The OMIA on its face discriminates on the basis of content: government content, informational, convenience or safety content, and onsite content is allowed; content that does not fall within the statute's exception or that is not related to a billboard’s specific location *783is not allowed. Turner Broadcasting does not undermine my conclusion that these distinctions make the OMIA content-based and, in any event, Turner Broadcasting cannot control the result in this billboard case. See Me-tromedia, 453 U.S. at 501, 101 S.Ct. 2882 (“Each method of communicating ideas is a law unto itself and that law must reflect the differing natures, values, abuses and dangers of each methods. We deal here with the law of billboards.”) (internal quotation marks and footnote omitted).

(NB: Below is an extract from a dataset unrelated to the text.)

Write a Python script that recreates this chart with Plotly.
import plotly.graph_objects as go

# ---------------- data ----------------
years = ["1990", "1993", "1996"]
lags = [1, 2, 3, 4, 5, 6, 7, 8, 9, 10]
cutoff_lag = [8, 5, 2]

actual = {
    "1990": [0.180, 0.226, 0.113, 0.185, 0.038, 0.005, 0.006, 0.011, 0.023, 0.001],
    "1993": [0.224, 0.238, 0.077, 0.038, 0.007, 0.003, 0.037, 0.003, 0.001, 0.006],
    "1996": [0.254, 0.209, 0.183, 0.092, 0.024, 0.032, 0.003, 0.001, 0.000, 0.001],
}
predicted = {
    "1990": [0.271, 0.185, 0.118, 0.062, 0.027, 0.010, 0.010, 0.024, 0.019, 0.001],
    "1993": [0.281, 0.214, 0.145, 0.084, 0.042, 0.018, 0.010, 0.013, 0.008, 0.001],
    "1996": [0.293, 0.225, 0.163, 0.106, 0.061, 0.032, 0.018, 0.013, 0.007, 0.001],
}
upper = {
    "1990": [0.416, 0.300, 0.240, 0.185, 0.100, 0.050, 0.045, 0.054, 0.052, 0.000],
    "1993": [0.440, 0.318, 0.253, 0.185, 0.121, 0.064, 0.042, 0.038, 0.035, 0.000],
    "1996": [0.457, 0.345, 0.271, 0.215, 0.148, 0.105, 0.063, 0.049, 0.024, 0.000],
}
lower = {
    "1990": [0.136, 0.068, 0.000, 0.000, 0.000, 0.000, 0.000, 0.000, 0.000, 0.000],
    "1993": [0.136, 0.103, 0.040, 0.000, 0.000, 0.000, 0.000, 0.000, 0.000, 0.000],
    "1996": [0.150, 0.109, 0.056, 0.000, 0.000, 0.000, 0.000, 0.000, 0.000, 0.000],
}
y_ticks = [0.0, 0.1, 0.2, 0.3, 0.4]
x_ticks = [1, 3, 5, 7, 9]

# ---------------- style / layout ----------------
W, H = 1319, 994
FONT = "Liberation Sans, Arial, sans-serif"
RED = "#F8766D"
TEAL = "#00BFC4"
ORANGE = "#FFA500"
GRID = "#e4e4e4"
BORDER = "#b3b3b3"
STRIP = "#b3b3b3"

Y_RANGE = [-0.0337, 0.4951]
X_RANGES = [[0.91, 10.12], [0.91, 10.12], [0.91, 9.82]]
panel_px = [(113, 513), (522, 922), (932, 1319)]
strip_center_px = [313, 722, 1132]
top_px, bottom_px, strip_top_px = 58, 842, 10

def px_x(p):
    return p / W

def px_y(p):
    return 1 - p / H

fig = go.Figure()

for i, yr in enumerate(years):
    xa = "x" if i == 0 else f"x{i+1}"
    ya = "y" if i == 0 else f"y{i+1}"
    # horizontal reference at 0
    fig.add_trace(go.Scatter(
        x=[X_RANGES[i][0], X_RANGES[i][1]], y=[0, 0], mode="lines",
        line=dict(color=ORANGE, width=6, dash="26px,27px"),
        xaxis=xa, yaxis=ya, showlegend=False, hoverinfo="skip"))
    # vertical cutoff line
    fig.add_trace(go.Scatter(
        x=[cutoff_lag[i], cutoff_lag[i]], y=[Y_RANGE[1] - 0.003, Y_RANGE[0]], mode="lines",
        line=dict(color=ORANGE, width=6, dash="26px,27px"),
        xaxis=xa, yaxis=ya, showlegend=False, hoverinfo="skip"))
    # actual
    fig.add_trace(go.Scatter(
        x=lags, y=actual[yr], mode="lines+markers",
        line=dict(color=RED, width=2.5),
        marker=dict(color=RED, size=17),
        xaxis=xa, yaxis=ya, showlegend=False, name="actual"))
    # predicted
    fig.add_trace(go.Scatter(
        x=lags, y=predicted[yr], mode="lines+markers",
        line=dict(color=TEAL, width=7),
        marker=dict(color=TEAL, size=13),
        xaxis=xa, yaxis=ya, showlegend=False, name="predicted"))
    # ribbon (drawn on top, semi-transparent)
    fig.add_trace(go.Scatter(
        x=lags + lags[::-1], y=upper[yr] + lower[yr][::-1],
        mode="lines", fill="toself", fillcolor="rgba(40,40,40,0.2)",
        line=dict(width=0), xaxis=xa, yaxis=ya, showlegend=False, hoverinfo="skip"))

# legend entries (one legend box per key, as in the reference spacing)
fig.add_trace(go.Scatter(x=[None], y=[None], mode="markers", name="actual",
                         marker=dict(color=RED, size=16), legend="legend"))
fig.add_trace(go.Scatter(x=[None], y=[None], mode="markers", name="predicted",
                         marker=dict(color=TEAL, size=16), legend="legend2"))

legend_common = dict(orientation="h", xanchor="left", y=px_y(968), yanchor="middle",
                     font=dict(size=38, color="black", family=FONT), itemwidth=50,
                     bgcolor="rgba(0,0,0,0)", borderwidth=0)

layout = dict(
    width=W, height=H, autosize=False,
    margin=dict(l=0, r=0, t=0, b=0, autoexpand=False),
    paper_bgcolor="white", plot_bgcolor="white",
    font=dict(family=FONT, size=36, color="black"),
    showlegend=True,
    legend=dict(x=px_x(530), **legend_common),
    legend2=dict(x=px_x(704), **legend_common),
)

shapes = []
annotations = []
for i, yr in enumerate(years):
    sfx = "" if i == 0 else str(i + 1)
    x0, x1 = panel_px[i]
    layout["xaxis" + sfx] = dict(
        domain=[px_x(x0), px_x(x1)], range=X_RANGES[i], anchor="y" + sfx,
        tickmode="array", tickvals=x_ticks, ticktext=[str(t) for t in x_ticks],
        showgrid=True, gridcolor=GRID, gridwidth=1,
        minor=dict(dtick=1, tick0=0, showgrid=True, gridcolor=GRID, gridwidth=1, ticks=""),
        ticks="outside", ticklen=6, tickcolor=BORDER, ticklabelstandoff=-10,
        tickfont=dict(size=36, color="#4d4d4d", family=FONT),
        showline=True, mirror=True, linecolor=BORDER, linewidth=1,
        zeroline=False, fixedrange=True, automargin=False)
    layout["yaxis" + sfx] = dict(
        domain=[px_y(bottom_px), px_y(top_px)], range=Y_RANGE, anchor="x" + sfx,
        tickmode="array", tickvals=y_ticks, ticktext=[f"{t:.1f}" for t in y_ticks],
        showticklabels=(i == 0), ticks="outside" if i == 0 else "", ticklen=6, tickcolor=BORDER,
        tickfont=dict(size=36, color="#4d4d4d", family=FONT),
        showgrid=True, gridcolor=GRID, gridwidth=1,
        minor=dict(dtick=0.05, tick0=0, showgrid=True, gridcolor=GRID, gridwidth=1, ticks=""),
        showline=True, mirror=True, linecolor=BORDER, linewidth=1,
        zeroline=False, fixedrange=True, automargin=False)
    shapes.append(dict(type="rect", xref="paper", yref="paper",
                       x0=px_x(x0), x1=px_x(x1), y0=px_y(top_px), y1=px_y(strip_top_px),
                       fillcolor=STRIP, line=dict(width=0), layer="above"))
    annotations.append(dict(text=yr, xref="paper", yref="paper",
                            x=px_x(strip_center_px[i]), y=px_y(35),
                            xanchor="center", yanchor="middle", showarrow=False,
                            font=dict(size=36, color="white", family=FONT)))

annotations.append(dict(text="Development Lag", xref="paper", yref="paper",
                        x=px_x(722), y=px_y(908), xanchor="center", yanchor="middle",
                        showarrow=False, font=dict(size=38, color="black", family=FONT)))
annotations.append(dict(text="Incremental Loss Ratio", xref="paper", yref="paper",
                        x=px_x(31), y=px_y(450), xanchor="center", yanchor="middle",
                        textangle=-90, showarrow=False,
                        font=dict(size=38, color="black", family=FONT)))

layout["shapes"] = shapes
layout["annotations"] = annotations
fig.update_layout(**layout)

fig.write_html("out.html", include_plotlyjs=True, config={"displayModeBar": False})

.Oregon explains the purpose of the OMIA as follows:
To promote the public safety; to preserve the recreational value of public travel on the state's highways; to preserve the natural beauty and aesthetic features of such highways and adjacent areas; to provide information about and direct travelers to public accommodations, services for the traveling public, campgrounds, parks, recreational areas, and points of scenic, historic, cultural and educational interest, it is the policy of this state and the purpose of [the OMIA]:
(1) To establish official information centers and motorist informational signs....
(2) To provide for publication and distribution of official guidebooks and other publications.

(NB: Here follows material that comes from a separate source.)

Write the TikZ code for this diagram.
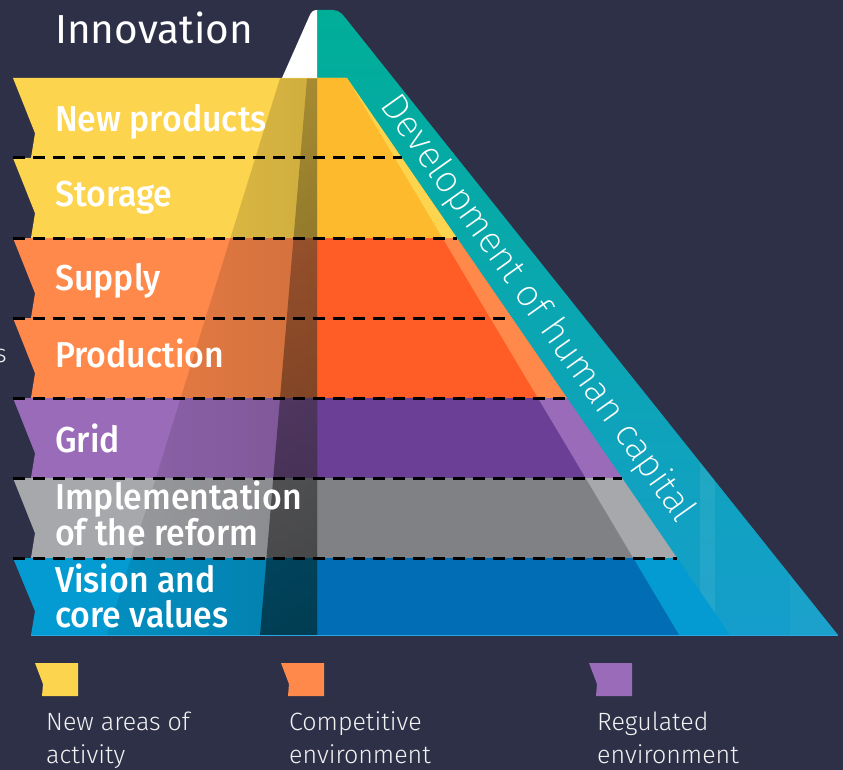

(3) To prohibit the indiscriminate use of other outdoor advertising.
(4) To provide motorists, where feasible, a telephone emergency, information and reservation system for lodging.
Or.Rev.Stat. § 377.705.
. Oregon must make this same showing with respect to the exception for business identification signs.

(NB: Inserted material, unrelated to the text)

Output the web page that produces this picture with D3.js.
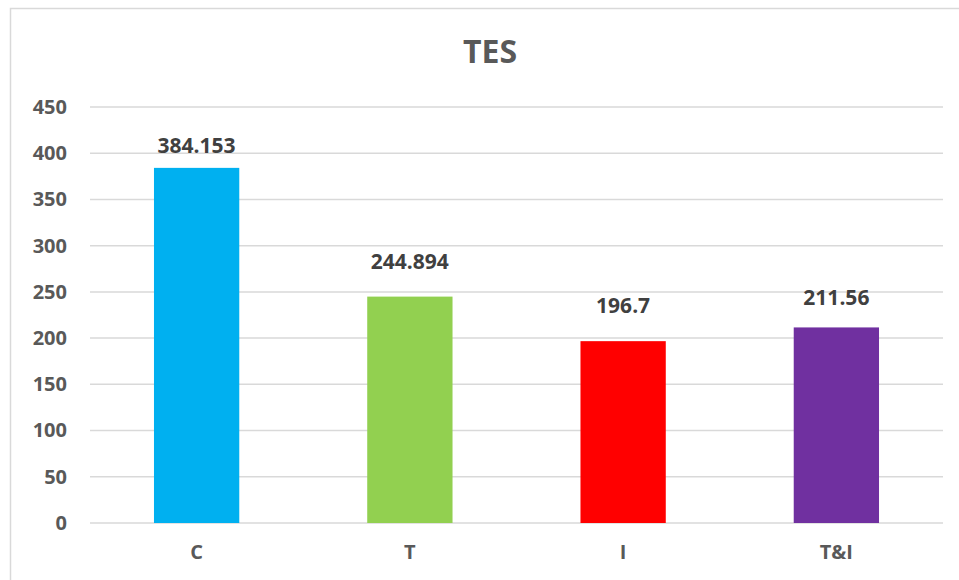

. Oregon must make this same showing with respect to the statute's content-based exception for public safety or convenience signs.
. The OMIA does provide that "[a]dvertising or information on the display surface of a sign may be changed or cutouts may be attached or removed within the sign area without obtaining a permit.” Or.Rev.Stat. § 377.725(7). The state has not argued that this statutory section operates like the substitution provisions at issue in Outdoor Systems, however, and a comprehensive review of the statute reveals that § 377.725(7) cannot be read as allowing offsite messages that would otherwise be prohibited. The statute’s detailed provisions and implementing regulations intended to prevent new offsite advertising signs would be rendered meaningless if § 377.725(7) were interpreted to allow otherwise prohibited messages.
In addition, permits issued under the OMIA last only for one year, Or.Rev.Stat. § 377.725(6), and sign owners must re-apply annually to renew their permits. Or.Rev.Stat. § 377.725(4). See also Or.Rev.Stat. § 377.725(2) (providing that permit applications must "include a precise description of the sign”). Given the clear prohibition against permits for new outdoor advertising signs, Or.Rev.Stat. § 725(13), a sign owner could not be issued a renewed permit if the owner’s application revealed that the sign’s content had been changed to include an off-site message.
. Our sister circuits are split on whether an onsite/offsite distinction is itself unconstitutional. The First Circuit invalidated a Cambridge billboard ordinance that applied an onsite/offsite distinction to non-commercial messages. Ackerley Communications of *785Mass., Inc. v. City of Cambridge, 88 F.3d 33, 37-38. The Third, Sixth and Eleventh Circuits have upheld the onsite/offsite distinction as a content-neutral time, place or manner restriction. Rappa v. New Castle County, 18 F.3d 1043, 1067 (3d Cir.1994); Messer v. City of Douglasville, 975 F.2d 1505, 1509-1511 (11th Cir.1992); Wheeler v. Comm’r of Highways, 822 F.2d 586, 589-90 (6th Cir.1987). But cf. Southlake Prop. Assocs., Ltd. v. City of Morrow, 112 F.3d 1114, 1116-19 (11th Cir.1997) (noting that Messer depended on fact that Douglasville's ordinance applied to a historic district and construing the City of Morrow's onsite/offsite distinction as applying only to commercial messages).
. Clear Channel’s characterization of Me-tromedia also contradicts our observation in National Advertising that language in the Me-tromedia plurality opinion "may suggest an offsite/onsite distinction between non-commercial messages would be invalid.” Nat’l Adver., 861 F.2d at 249 n. 3.
. I note that the majority's citations to Clear Channel and Outdoor Systems are inapposite because those cases addressed challenges to permitting procedures that turned on on-site/offsite and commercial/non-commercial distinctions that have been sufficiently elucidated in case law. Clear Channel, 340 F.3d at 816; Outdoor Sys., 997 F.2d at 613. Lombar-do does not argue that the OMIA’s permit process fails for lack of definite standards; he directs his due process challenge only to the § 377.735(2) variance, which does not turn on the on site/offsite or commercial/ non-commercial nature of a sign. The availability of a variance turns only on the applicant's ability to demonstrate "good cause,” Or.Rev.Stat. § 377.735(2), and the majority points to no cases that provide adequate guidelines for applying this "good cause” requirement.